● **Description of the task**
Show every line of the records below that contains the word "this".

● **Items from a dataset**
|---|

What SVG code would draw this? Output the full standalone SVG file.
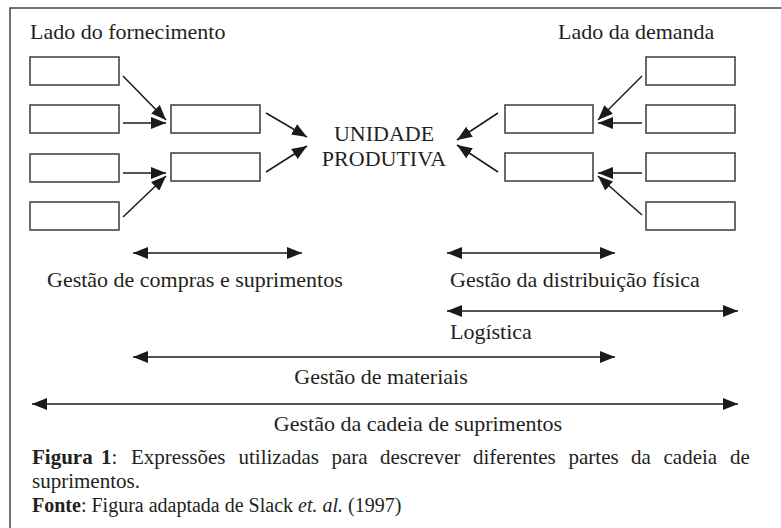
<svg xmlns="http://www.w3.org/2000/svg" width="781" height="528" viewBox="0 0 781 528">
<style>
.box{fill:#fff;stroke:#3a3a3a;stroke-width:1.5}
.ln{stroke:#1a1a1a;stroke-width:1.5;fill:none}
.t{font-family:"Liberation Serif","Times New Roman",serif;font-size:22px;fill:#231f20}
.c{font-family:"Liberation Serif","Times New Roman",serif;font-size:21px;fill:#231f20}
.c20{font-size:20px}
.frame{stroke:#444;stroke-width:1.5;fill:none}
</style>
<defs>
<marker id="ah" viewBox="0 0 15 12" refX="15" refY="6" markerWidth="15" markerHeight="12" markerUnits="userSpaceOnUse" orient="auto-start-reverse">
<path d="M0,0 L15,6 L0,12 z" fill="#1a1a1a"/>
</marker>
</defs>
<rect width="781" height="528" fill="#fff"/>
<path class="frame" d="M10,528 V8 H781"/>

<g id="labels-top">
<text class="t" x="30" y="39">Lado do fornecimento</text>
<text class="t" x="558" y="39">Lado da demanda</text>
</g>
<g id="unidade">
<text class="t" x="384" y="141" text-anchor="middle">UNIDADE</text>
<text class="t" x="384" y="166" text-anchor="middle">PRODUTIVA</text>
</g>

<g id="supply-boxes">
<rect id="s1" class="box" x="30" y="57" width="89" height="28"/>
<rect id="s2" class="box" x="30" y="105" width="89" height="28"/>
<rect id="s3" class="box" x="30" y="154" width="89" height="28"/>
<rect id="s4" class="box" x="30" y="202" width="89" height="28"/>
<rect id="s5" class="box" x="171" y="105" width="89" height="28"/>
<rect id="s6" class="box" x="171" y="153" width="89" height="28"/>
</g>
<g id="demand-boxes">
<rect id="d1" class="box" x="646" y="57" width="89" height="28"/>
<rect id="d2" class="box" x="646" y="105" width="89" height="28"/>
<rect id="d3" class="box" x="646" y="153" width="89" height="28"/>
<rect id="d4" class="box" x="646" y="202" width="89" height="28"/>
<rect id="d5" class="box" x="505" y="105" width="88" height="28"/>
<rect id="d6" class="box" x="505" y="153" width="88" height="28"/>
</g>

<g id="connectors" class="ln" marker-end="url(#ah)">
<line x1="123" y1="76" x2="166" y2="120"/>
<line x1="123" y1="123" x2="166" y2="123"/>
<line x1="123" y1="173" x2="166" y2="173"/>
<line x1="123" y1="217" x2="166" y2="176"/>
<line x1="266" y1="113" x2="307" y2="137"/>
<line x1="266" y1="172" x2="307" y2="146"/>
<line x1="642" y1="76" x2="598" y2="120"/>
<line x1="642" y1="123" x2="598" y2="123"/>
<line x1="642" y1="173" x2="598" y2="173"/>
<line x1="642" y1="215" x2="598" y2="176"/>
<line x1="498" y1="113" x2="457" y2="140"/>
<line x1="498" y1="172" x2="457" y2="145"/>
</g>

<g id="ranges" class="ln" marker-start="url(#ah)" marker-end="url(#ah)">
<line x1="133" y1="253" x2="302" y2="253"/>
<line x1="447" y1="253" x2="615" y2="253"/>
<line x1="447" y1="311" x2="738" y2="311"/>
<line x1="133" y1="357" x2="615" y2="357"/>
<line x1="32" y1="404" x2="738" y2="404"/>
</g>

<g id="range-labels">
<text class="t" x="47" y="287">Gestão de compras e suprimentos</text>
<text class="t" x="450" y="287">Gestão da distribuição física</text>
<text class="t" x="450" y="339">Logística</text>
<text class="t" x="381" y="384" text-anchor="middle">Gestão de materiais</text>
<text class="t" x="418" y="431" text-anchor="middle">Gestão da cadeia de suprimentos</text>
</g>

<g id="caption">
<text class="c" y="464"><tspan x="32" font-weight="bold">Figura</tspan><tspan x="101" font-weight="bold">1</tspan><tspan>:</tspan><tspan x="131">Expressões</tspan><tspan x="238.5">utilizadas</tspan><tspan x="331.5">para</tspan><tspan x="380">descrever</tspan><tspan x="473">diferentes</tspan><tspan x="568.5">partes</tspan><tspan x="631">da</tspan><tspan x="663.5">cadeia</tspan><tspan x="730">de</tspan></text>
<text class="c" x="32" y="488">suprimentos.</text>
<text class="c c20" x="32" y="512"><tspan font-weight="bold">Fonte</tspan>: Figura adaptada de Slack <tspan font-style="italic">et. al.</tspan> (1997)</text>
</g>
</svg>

|---|

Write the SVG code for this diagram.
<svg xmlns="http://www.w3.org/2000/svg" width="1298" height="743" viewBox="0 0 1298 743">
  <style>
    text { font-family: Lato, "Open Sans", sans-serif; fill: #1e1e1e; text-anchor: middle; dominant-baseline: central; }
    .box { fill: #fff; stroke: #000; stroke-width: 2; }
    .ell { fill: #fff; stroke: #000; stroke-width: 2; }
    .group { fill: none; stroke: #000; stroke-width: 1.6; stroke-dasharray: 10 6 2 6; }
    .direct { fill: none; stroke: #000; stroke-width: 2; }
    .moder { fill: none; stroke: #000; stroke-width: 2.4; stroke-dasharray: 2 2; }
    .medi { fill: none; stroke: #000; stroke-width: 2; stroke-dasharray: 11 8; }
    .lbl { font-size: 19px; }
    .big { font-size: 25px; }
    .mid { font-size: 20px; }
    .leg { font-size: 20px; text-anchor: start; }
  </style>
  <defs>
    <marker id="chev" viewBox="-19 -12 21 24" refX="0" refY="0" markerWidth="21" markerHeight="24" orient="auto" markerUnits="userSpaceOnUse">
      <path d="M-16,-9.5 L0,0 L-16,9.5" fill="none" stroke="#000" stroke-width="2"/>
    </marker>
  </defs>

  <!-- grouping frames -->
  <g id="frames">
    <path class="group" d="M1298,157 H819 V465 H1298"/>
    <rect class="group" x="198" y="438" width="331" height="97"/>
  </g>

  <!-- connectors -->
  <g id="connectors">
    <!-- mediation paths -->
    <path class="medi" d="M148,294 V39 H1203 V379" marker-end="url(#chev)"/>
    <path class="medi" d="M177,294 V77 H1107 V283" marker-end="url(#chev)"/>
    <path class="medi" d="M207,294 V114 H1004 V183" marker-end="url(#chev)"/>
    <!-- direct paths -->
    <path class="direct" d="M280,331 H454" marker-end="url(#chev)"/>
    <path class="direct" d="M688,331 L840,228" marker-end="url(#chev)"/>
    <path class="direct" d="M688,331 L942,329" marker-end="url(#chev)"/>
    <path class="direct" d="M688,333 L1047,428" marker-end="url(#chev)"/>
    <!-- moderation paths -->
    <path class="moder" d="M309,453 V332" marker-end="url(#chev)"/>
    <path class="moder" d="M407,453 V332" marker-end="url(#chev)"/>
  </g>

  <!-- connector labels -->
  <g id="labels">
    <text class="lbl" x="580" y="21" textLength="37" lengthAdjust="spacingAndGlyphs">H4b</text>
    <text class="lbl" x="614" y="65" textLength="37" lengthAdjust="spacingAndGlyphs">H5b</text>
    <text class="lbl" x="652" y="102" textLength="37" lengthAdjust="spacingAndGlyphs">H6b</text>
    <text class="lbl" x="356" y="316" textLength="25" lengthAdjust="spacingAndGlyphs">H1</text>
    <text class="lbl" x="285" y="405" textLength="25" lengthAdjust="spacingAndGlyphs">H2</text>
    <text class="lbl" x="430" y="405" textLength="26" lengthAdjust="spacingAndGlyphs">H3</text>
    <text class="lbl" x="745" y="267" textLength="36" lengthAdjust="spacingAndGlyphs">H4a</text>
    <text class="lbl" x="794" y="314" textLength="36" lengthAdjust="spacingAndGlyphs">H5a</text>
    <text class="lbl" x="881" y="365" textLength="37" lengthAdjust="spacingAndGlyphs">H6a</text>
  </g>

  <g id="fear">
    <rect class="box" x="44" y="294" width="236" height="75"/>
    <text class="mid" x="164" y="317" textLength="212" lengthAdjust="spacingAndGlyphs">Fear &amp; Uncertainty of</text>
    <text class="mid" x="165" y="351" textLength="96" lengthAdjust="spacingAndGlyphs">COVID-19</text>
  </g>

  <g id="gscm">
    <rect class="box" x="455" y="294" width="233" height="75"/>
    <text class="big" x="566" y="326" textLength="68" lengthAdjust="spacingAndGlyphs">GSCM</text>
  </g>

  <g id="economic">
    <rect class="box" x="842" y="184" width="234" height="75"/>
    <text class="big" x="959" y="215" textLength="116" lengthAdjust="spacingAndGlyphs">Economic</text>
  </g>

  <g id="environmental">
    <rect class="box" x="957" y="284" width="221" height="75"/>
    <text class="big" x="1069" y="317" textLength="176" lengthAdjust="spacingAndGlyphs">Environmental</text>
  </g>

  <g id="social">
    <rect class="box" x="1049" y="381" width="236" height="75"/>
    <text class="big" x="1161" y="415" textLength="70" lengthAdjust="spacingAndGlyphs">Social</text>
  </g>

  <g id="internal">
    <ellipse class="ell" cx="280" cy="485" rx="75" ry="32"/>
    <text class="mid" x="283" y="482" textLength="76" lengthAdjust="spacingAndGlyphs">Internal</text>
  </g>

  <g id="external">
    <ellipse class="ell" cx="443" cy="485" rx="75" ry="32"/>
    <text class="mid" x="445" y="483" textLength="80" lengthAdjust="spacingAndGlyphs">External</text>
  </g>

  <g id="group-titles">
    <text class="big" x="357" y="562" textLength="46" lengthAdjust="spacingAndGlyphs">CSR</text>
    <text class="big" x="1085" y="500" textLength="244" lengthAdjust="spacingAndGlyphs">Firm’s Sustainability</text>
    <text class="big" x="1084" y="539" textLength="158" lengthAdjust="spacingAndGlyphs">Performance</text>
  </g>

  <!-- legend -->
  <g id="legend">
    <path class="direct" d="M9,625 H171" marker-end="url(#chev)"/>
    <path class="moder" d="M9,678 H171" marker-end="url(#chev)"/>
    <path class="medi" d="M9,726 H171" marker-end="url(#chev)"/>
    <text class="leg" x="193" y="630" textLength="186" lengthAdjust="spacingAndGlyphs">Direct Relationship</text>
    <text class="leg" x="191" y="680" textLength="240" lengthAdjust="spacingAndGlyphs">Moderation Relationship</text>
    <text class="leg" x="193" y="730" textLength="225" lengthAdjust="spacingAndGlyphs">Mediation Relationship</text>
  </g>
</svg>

|---|

● **Response to the exercise**
What SVG code would draw this? Output the full standalone SVG file.
Write the SVG code for this diagram.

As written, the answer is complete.